Jones filed a grievance with the bar against Feldman. She contends Feldman violated the profession’s ethical standards by giving her legal advice before she became the subject of a city investigation and then to Mayor Annise Parker (who heads a panel that reviewed the findings for possible referral to City Council) during and after it. Feldman’s participation in a review process that he largely designed, and his legal advice on a case in which he is a witness, also violate the state bar’s ethics code, Jones’s attorney has said.

“This is just the way the process works,” Feldman said when asked about the State Bar letter. It means little more than that the bar has received Jones’s complaint, he said, and that he expects the complaint will be found to be without merit.

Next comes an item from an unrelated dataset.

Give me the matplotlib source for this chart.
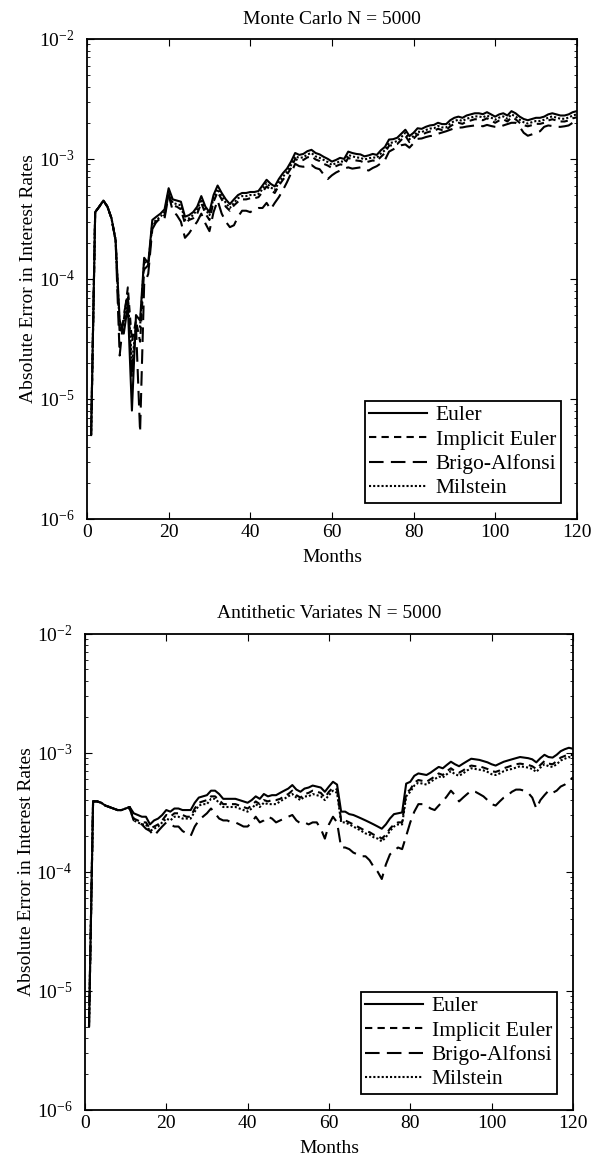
import numpy as np
import matplotlib
matplotlib.use("Agg")
from matplotlib import pyplot as plt

plt.rcParams['font.family'] = ['Liberation Serif', 'DejaVu Serif']
plt.rcParams['mathtext.fontset'] = 'stix'

months = np.arange(1, 121)

# top panel, Monte Carlo (values in units of 1e-4)
mc_euler = [0.05, 3.6, 4.0, 4.5, 4.0, 3.2, 2.1, 0.45, 0.35, 0.6,
            0.08, 0.5, 0.45, 1.5, 1.35, 3.1, 3.3, 3.5, 3.8, 5.7,
            4.6, 4.5, 4.4, 3.3, 3.4, 3.6, 4.0, 4.9, 4.0, 3.6,
            5.0, 6.0, 5.2, 4.6, 4.2, 4.6, 5.0, 5.2, 5.2, 5.3,
            5.3, 5.4, 6.0, 6.7, 6.2, 5.9, 6.8, 7.6, 8.3, 9.5,
            11.2, 10.8, 11.0, 11.6, 11.9, 11.2, 10.9, 10.4, 10.0, 9.5,
            9.8, 10.2, 10.0, 11.5, 11.2, 11.0, 10.9, 10.5, 10.7, 11.0,
            10.8, 11.8, 12.6, 14.5, 14.6, 15.0, 16.2, 17.5, 15.5, 16.5,
            18.0, 17.8, 18.5, 19.0, 19.2, 20.0, 19.5, 19.5, 21.0, 22.0,
            22.5, 22.0, 23.0, 23.5, 24.0, 24.0, 23.6, 24.5, 23.5, 22.5,
            23.5, 24.0, 23.0, 25.0, 24.0, 22.5, 21.5, 21.0, 21.5, 22.0,
            22.0, 22.5, 23.5, 24.0, 23.5, 23.0, 23.0, 23.5, 24.5, 25.0]
mc_implicit = [0.05, 3.6, 4.0, 4.5, 4.0, 3.2, 2.1, 0.35, 0.45, 0.85,
               0.3, 0.45, 0.3, 1.2, 1.3, 2.8, 3.0, 3.2, 3.4, 5.1,
               4.1, 4.0, 3.8, 2.9, 3.1, 3.2, 3.5, 4.3, 3.5, 3.1,
               4.4, 5.3, 4.6, 4.0, 3.7, 4.1, 4.4, 4.6, 4.6, 4.7,
               4.7, 4.8, 5.3, 5.9, 5.5, 5.2, 6.0, 6.7, 7.4, 8.4,
               10.0, 9.6, 9.8, 10.3, 10.5, 9.9, 9.6, 9.1, 8.8, 8.4,
               8.7, 9.0, 8.9, 10.2, 9.9, 9.7, 9.6, 9.3, 9.5, 9.7,
               9.6, 10.4, 11.2, 12.9, 13.0, 13.3, 14.4, 15.6, 13.8, 14.7,
               16.0, 15.8, 16.5, 16.9, 17.1, 17.8, 17.4, 17.4, 18.7, 19.6,
               20.0, 19.6, 20.5, 20.9, 21.4, 21.4, 21.0, 21.8, 20.9, 20.0,
               20.9, 21.4, 20.5, 22.2, 21.4, 20.0, 19.1, 18.7, 19.1, 19.6,
               19.6, 20.0, 20.9, 21.4, 20.9, 20.5, 20.5, 20.9, 21.8, 22.2]
mc_brigo = [0.05, 3.6, 4.0, 4.5, 4.0, 3.2, 2.1, 0.23, 0.5, 0.75,
            0.15, 0.4, 0.053, 0.9, 1.1, 2.6, 3.0, 3.1, 3.2, 5.0,
            3.7, 3.4, 3.0, 2.2, 2.4, 2.7, 3.0, 3.5, 2.9, 2.5,
            3.6, 4.5, 3.5, 3.0, 2.7, 2.8, 3.3, 3.7, 3.7, 3.6,
            3.8, 3.9, 3.9, 4.3, 3.8, 4.3, 4.8, 5.5, 6.4, 7.6,
            9.1, 8.7, 8.6, 8.8, 8.9, 8.4, 8.2, 7.4, 6.8, 7.3,
            7.7, 8.0, 8.3, 8.5, 8.3, 8.4, 8.5, 8.2, 8.0, 8.4,
            8.7, 9.2, 9.8, 11.5, 12.0, 12.5, 13.0, 13.2, 12.4, 13.5,
            14.7, 14.8, 15.2, 15.5, 15.6, 16.2, 16.6, 17.0, 17.5, 18.0,
            18.2, 18.3, 18.6, 18.8, 19.0, 19.0, 18.7, 19.2, 18.8, 18.5,
            18.4, 19.0, 19.5, 20.0, 20.0, 18.5, 16.5, 15.6, 16.0, 16.5,
            17.0, 18.5, 19.0, 18.8, 18.5, 18.5, 18.7, 19.0, 20.0, 20.0]
mc_milstein = [0.05, 3.6, 4.0, 4.5, 4.0, 3.2, 2.1, 0.4, 0.4, 0.7,
               0.2, 0.4, 0.4, 1.4, 1.3, 2.9, 3.1, 3.3, 3.6, 5.4,
               4.3, 4.2, 4.1, 3.1, 3.2, 3.4, 3.8, 4.6, 3.8, 3.4,
               4.7, 5.6, 4.9, 4.3, 3.9, 4.3, 4.7, 4.9, 4.9, 5.0,
               5.0, 5.1, 5.6, 6.3, 5.8, 5.5, 6.4, 7.1, 7.8, 8.9,
               10.5, 10.2, 10.3, 10.9, 11.2, 10.5, 10.2, 9.8, 9.4, 8.9,
               9.2, 9.6, 9.4, 10.8, 10.5, 10.3, 10.2, 9.9, 10.1, 10.3,
               10.2, 11.1, 11.8, 13.6, 13.7, 14.1, 15.2, 16.5, 14.6, 15.5,
               16.9, 16.7, 17.4, 17.9, 18.0, 18.8, 18.3, 18.3, 19.7, 20.7,
               21.2, 20.7, 21.6, 22.1, 22.6, 22.6, 22.2, 23.0, 22.1, 21.2,
               22.1, 22.6, 21.6, 23.5, 22.6, 21.2, 20.2, 19.7, 20.2, 20.7,
               20.7, 21.2, 22.1, 22.6, 22.1, 21.6, 21.6, 22.1, 23.0, 23.5]

# bottom panel, antithetic variates (units of 1e-4)
av_euler = [0.05, 3.9, 3.9, 3.8, 3.6, 3.5, 3.4, 3.3, 3.3, 3.4,
            3.5, 3.1, 3.0, 2.9, 2.9, 2.5, 2.7, 2.8, 3.0, 3.3,
            3.2, 3.4, 3.4, 3.3, 3.3, 3.3, 3.8, 4.2, 4.3, 4.4,
            4.8, 4.8, 4.5, 4.1, 4.1, 4.1, 4.1, 4.0, 3.9, 3.8,
            4.0, 4.3, 4.1, 4.5, 4.3, 4.4, 4.4, 4.6, 4.8, 5.0,
            5.35, 4.9, 4.7, 5.0, 5.1, 5.3, 5.2, 5.1, 4.7, 5.2,
            5.7, 5.4, 3.2, 3.2, 3.05, 3.0, 2.9, 2.8, 2.7, 2.6,
            2.5, 2.4, 2.3, 2.5, 2.8, 3.05, 3.1, 3.15, 5.5, 5.7,
            6.4, 6.7, 6.6, 6.5, 6.8, 7.2, 7.6, 7.4, 7.9, 8.4,
            8.0, 7.7, 8.1, 8.5, 8.9, 8.8, 8.7, 8.5, 8.3, 8.0,
            7.8, 8.1, 8.4, 8.6, 8.8, 9.0, 9.2, 9.1, 9.0, 8.8,
            8.3, 9.0, 9.6, 9.2, 9.1, 9.6, 10.3, 10.7, 11.0, 10.8]
av_implicit = [0.05, 3.9, 3.9, 3.8, 3.6, 3.5, 3.4, 3.3, 3.3, 3.4,
               3.5, 2.8, 2.7, 2.6, 2.6, 2.3, 2.4, 2.5, 2.7, 3.0,
               2.9, 3.1, 3.1, 3.0, 2.9, 2.9, 3.4, 3.8, 3.9, 4.0,
               4.3, 4.3, 4.0, 3.7, 3.7, 3.7, 3.7, 3.6, 3.5, 3.4,
               3.6, 3.9, 3.7, 4.0, 3.9, 4.0, 4.0, 4.1, 4.3, 4.5,
               4.8, 4.4, 4.2, 4.5, 4.6, 4.8, 4.7, 4.6, 4.2, 4.7,
               5.1, 4.9, 2.7, 2.7, 2.6, 2.5, 2.4, 2.3, 2.2, 2.15,
               2.05, 2.0, 1.9, 2.05, 2.3, 2.5, 2.6, 2.6, 4.6, 4.9,
               5.6, 5.9, 5.8, 5.7, 6.0, 6.3, 6.7, 6.5, 7.0, 7.4,
               7.0, 6.8, 7.1, 7.5, 7.8, 7.7, 7.7, 7.5, 7.3, 7.0,
               6.9, 7.1, 7.4, 7.6, 7.8, 8.0, 8.1, 8.0, 7.9, 7.7,
               7.3, 7.9, 8.5, 8.1, 8.0, 8.5, 9.1, 9.4, 9.7, 9.5]
av_brigo = [0.05, 3.9, 3.9, 3.8, 3.6, 3.5, 3.4, 3.3, 3.3, 3.4,
            3.4, 2.7, 2.6, 2.5, 2.3, 2.2, 2.0, 2.2, 2.4, 2.6,
            2.5, 2.4, 2.4, 2.2, 2.1, 2.0, 2.4, 2.7, 2.9, 3.1,
            3.4, 3.1, 2.8, 2.7, 2.7, 2.6, 2.6, 2.5, 2.4, 2.4,
            2.6, 2.9, 2.6, 2.7, 2.9, 2.8, 2.6, 2.7, 2.8, 2.9,
            3.0, 2.7, 2.55, 2.6, 2.5, 2.6, 2.6, 2.3, 1.9, 2.5,
            2.9, 2.6, 1.6, 1.6, 1.55, 1.45, 1.4, 1.35, 1.35, 1.25,
            1.1, 1.0, 0.87, 1.15, 1.4, 1.5, 1.6, 1.55, 2.0, 2.6,
            3.2, 3.7, 3.7, 3.6, 3.4, 3.3, 3.6, 3.9, 4.3, 4.8,
            4.4, 3.9, 4.2, 4.5, 4.8, 4.7, 4.5, 4.3, 4.0, 3.7,
            3.6, 3.9, 4.2, 4.4, 4.7, 4.9, 4.9, 4.8, 4.6, 4.2,
            3.4, 4.0, 4.4, 4.8, 4.6, 4.8, 5.2, 5.4, 5.8, 6.2]
av_milstein = [0.05, 3.9, 3.9, 3.8, 3.6, 3.5, 3.4, 3.3, 3.3, 3.4,
               3.5, 2.7, 2.6, 2.5, 2.5, 2.2, 2.3, 2.4, 2.6, 2.8,
               2.7, 2.9, 2.9, 2.8, 2.8, 2.8, 3.2, 3.6, 3.7, 3.7,
               4.1, 4.1, 3.8, 3.5, 3.5, 3.5, 3.5, 3.4, 3.3, 3.2,
               3.4, 3.7, 3.5, 3.8, 3.7, 3.7, 3.7, 3.9, 4.1, 4.3,
               4.5, 4.2, 4.0, 4.3, 4.3, 4.5, 4.4, 4.3, 4.0, 4.4,
               4.8, 4.6, 2.6, 2.6, 2.5, 2.4, 2.3, 2.2, 2.1, 2.05,
               1.95, 1.9, 1.8, 1.95, 2.2, 2.4, 2.5, 2.5, 4.3, 4.7,
               5.3, 5.6, 5.5, 5.4, 5.7, 6.0, 6.3, 6.2, 6.6, 7.0,
               6.6, 6.4, 6.7, 7.1, 7.4, 7.3, 7.2, 7.1, 6.9, 6.6,
               6.5, 6.7, 7.0, 7.2, 7.3, 7.5, 7.7, 7.6, 7.5, 7.3,
               6.9, 7.5, 8.0, 7.7, 7.6, 8.0, 8.6, 8.9, 9.2, 9.0]

labels = ['Euler', 'Implicit Euler', 'Brigo-Alfonsi', 'Milstein']
styles = ['-', (0, (3.5, 2.5)), (0, (7, 3.5)), (0, (1, 1))]

fig = plt.figure(figsize=(5.94, 11.68), dpi=100)
ax1 = fig.add_axes([0.1465, 0.5557, 0.8245, 0.411])
ax2 = fig.add_axes([0.143, 0.0497, 0.8215, 0.4078])

panels = [(ax1, 'Monte Carlo N = 5000', [mc_euler, mc_implicit, mc_brigo, mc_milstein]),
          (ax2, 'Antithetic Variates N = 5000', [av_euler, av_implicit, av_brigo, av_milstein])]

for ax, title, series in panels:
    for vals, lab, ls in zip(series, labels, styles):
        ax.semilogy(months, np.array(vals) * 1e-4, color='black', linestyle=ls,
                    linewidth=1.5, label=lab)
    ax.set_xlim(0, 120)
    ax.set_ylim(1e-6, 1e-2)
    ax.set_xticks([0, 20, 40, 60, 80, 100, 120])
    ax.set_title(title, fontsize=14, pad=11)
    ax.set_xlabel('Months', fontsize=14, labelpad=6)
    ax.set_ylabel('Absolute Error in Interest Rates', fontsize=14, labelpad=1)
    ax.tick_params(which='both', direction='in', top=True, right=True, labelsize=14)
    ax.tick_params(axis='y', pad=9)
    ax.tick_params(which='major', length=5)
    ax.tick_params(which='minor', length=2.5)
    for s in ax.spines.values():
        s.set_linewidth(1.3)
    leg = ax.legend(loc='lower right', fontsize=15.5, handlelength=2.7,
                    fancybox=False, framealpha=1, edgecolor='black',
                    borderpad=0.2, labelspacing=0.2, handletextpad=0.4,
                    borderaxespad=0.75)
    leg.get_frame().set_linewidth(1.3)

fig.savefig('out.png', dpi=100)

A copy of the State Bar’s letter to Feldman is at the link above, and some background is here. I received an email from CM Jones’ spokesperson Kelly Cripe, which contained the following:

Statement from Lori Hood, attorney for Council Member Jolanda Jones:

“The State Bar of Texas has validated my client’s concerns with the decision to investigate the city attorney for misconduct. We believe that substantial violations of the state bar’s ethics code have occurred.”

Statement from Council Member Jolanda Jones:

“I take very seriously the roles and responsibilities of the city’s elected and appointed officials and I will continue my efforts to resolve matters in the best interest of Houstonians.”

We’ll see what happens from here. Hair Balls has more.

Sanctions sought for deadline-missing attorney

This is a necessary step, but it is not a sufficient one.

Texas’ highest criminal court has asked the State Bar of Texas to investigate a San Antonio attorney who missed critical deadlines in four recent death row appeals — actions that jeopardized inmates’ chances of obtaining further legal review before execution.

The Chronicle reported on Monday that San Antonio attorney Suzanne Kramer was among a handful of lawyers statewide who repeatedly missed death row deadlines but continued to get capital murder assignments.

On Wednesday, the Texas Criminal Court of Appeal found Kramer in contempt of court for failing again to properly file inmate Juan Castillo’s appeal — originally due in December 2006 . Kramer was fined $250, removed from Castillo’s case and referred to the chief disciplinary counsel of the State Bar of Texas, the opinion shows.

The court removed her from three out of four late cases in 2008, but at the time continued to allow her to represent Castillo.

We’ve heard about Ms. Kramer before. She has been paid $86,577 in fees by Bexar County since 2007, according to that Chron story, though she was not paid for the cases where she missed deadlines. That she needs to be held accountable for her unprofessional behavior is clear, but what’s equally clear is that courts need to stop assigning attorneys like her to these cases in the first place. There should also be a process to take already-assigned cases away from them once they’ve demonstrated they can’t handle them. Until we fix that, we’re not fully addressing the problem.